- _Exercise_: Skip the images. Copy the records exactly as written.

╭─ Given data

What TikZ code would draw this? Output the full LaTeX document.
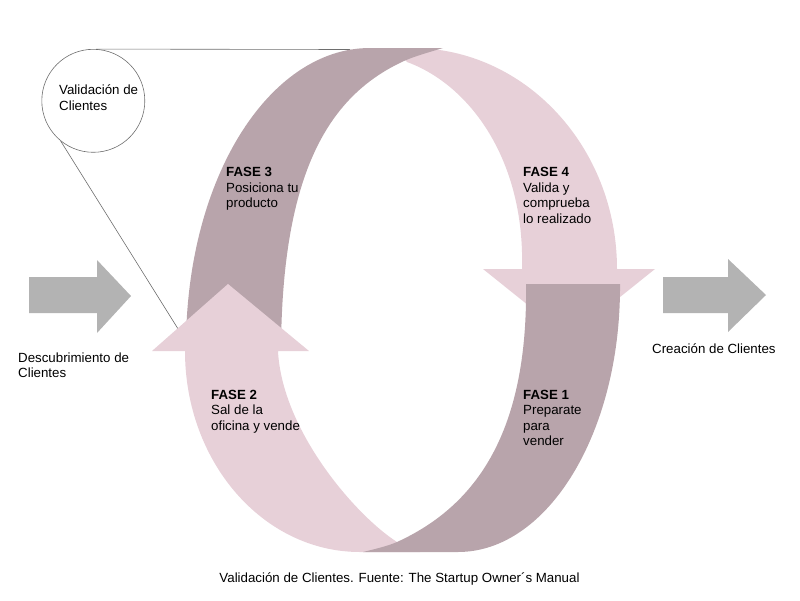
\documentclass[tikz,border=0pt]{standalone}
\usepackage{fontspec}
\setmainfont{Liberation Sans}
\usetikzlibrary{positioning}

\definecolor{mauve}{RGB}{184,164,171}
\definecolor{blush}{RGB}{231,208,216}
\definecolor{greyarrow}{RGB}{179,179,179}
\definecolor{thinline}{RGB}{110,110,110}

\begin{document}
\begin{tikzpicture}[x=1pt,y=-1pt,
    fasetext/.style={align=left,anchor=north west,inner sep=0pt,font=\phasefontsize,
      execute at begin node={\rule{0pt}{\strutheight pt}}},
    callout/.style={draw=thinline,line width=0.6pt}]
    \pgfmathsetmacro{\strutheight}{11}
    \pgfmathsetmacro{\ringradius}{51.5}
    \providecommand{\phasefontsize}{\fontsize{13.3}{15.5}\selectfont}
    \useasboundingbox (0,0) rectangle (800,600);
    % circle with the two lines towards the ring
    \node[circle,draw=thinline,line width=0.6pt,minimum size=2*\ringradius pt,inner sep=0pt] (valid) at (93.3,100.8) {};
    \node[fasetext] (validtext) at (59,84.7) {Validación de\\Clientes};
    \coordinate (ringtop) at (350,49.5);
    \coordinate (ringleft) at (180,332);
    \draw[callout] (valid.87) -- (ringtop);
    \draw[callout] (valid.231) -- (ringleft);
    % FASE 4 band, pointing down
    \fill[blush] (395,48) -- (412,48) .. controls (525,48) and (617,147) .. (617,269)
        -- (655,269) -- (569,338) -- (483,269) -- (522,269)
        .. controls (525,160) and (470,85) .. (407,62) -- cycle;
    % FASE 3 band
    \fill[mauve] (186,350) .. controls (185,181) and (268,48) .. (370,48) -- (443,48)
        .. controls (430,52) and (415,56) .. (404,61)
        .. controls (330,95) and (282,170) .. (281,350) -- cycle;
    % FASE 2 band, pointing up
    \fill[blush] (185,351) -- (152,351) -- (228,284) -- (309,351) -- (278,351)
        .. controls (282,430) and (355,515) .. (397,542)
        -- (420,552) -- (360,552) .. controls (263,552) and (185,462) .. (185,351) -- cycle;
    % FASE 1 band
    \fill[mauve] (526,284) -- (620,284) .. controls (621,432) and (548,552) .. (458,552)
        -- (363,552) .. controls (375,549) and (388,546) .. (397,542)
        .. controls (478,505) and (528,430) .. (526,284) -- cycle;
    % grey arrows in and out
    \fill[greyarrow] (29,277) -- (97,277) -- (97,260) -- (131,296) -- (97,333) -- (97,313) -- (29,313) -- cycle;
    \fill[greyarrow] (663,277) -- (728,277) -- (728,259) -- (766,295) -- (728,332) -- (728,313) -- (663,313) -- cycle;
    \node[fasetext] (descub) at (18,352.3) {Descubrimiento de\\Clientes};
    \node[fasetext] (creacion) at (652,342.3) {Creación de Clientes};
    \node[fasetext] (fase3) at (226,167.3) {\textbf{FASE 3}\\Posiciona tu\\producto};
    \node[fasetext] (fase4) at (523,167.3) {\textbf{FASE 4}\\Valida y\\comprueba\\lo realizado};
    \node[fasetext] (fase2) at (211,389.7) {\textbf{FASE 2}\\Sal de la\\oficina y vende};
    \node[fasetext] (fase1) at (523,389.7) {\textbf{FASE 1}\\Preparate\\para\\vender};
    \node[fasetext,anchor=north] (caption) at (399.5,571.3) {Validación de Clientes. Fuente: The Startup Owner´s Manual};
\end{tikzpicture}
\end{document}
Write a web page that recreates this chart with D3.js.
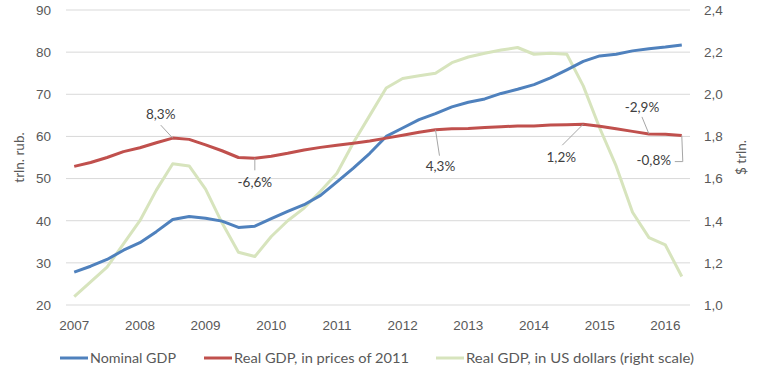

╰─

- _Solution to this task_:
What TikZ code would draw this? Output the full LaTeX document.
\documentclass[tikz,border=0pt]{standalone}
\usepackage{fontspec}
\setmainfont{Liberation Sans}
\usetikzlibrary{positioning}

\definecolor{mauve}{RGB}{184,164,171}
\definecolor{blush}{RGB}{231,208,216}
\definecolor{greyarrow}{RGB}{179,179,179}
\definecolor{thinline}{RGB}{110,110,110}

\begin{document}
\begin{tikzpicture}[x=1pt,y=-1pt,
    fasetext/.style={align=left,anchor=north west,inner sep=0pt,font=\phasefontsize,
      execute at begin node={\rule{0pt}{\strutheight pt}}},
    callout/.style={draw=thinline,line width=0.6pt}]
    \pgfmathsetmacro{\strutheight}{11}
    \pgfmathsetmacro{\ringradius}{51.5}
    \providecommand{\phasefontsize}{\fontsize{13.3}{15.5}\selectfont}
    \useasboundingbox (0,0) rectangle (800,600);
    % circle with the two lines towards the ring
    \node[circle,draw=thinline,line width=0.6pt,minimum size=2*\ringradius pt,inner sep=0pt] (valid) at (93.3,100.8) {};
    \node[fasetext] (validtext) at (59,84.7) {Validación de\\Clientes};
    \coordinate (ringtop) at (350,49.5);
    \coordinate (ringleft) at (180,332);
    \draw[callout] (valid.87) -- (ringtop);
    \draw[callout] (valid.231) -- (ringleft);
    % FASE 4 band, pointing down
    \fill[blush] (395,48) -- (412,48) .. controls (525,48) and (617,147) .. (617,269)
        -- (655,269) -- (569,338) -- (483,269) -- (522,269)
        .. controls (525,160) and (470,85) .. (407,62) -- cycle;
    % FASE 3 band
    \fill[mauve] (186,350) .. controls (185,181) and (268,48) .. (370,48) -- (443,48)
        .. controls (430,52) and (415,56) .. (404,61)
        .. controls (330,95) and (282,170) .. (281,350) -- cycle;
    % FASE 2 band, pointing up
    \fill[blush] (185,351) -- (152,351) -- (228,284) -- (309,351) -- (278,351)
        .. controls (282,430) and (355,515) .. (397,542)
        -- (420,552) -- (360,552) .. controls (263,552) and (185,462) .. (185,351) -- cycle;
    % FASE 1 band
    \fill[mauve] (526,284) -- (620,284) .. controls (621,432) and (548,552) .. (458,552)
        -- (363,552) .. controls (375,549) and (388,546) .. (397,542)
        .. controls (478,505) and (528,430) .. (526,284) -- cycle;
    % grey arrows in and out
    \fill[greyarrow] (29,277) -- (97,277) -- (97,260) -- (131,296) -- (97,333) -- (97,313) -- (29,313) -- cycle;
    \fill[greyarrow] (663,277) -- (728,277) -- (728,259) -- (766,295) -- (728,332) -- (728,313) -- (663,313) -- cycle;
    \node[fasetext] (descub) at (18,352.3) {Descubrimiento de\\Clientes};
    \node[fasetext] (creacion) at (652,342.3) {Creación de Clientes};
    \node[fasetext] (fase3) at (226,167.3) {\textbf{FASE 3}\\Posiciona tu\\producto};
    \node[fasetext] (fase4) at (523,167.3) {\textbf{FASE 4}\\Valida y\\comprueba\\lo realizado};
    \node[fasetext] (fase2) at (211,389.7) {\textbf{FASE 2}\\Sal de la\\oficina y vende};
    \node[fasetext] (fase1) at (523,389.7) {\textbf{FASE 1}\\Preparate\\para\\vender};
    \node[fasetext,anchor=north] (caption) at (399.5,571.3) {Validación de Clientes. Fuente: The Startup Owner´s Manual};
\end{tikzpicture}
\end{document}
Write a web page that recreates this chart with D3.js.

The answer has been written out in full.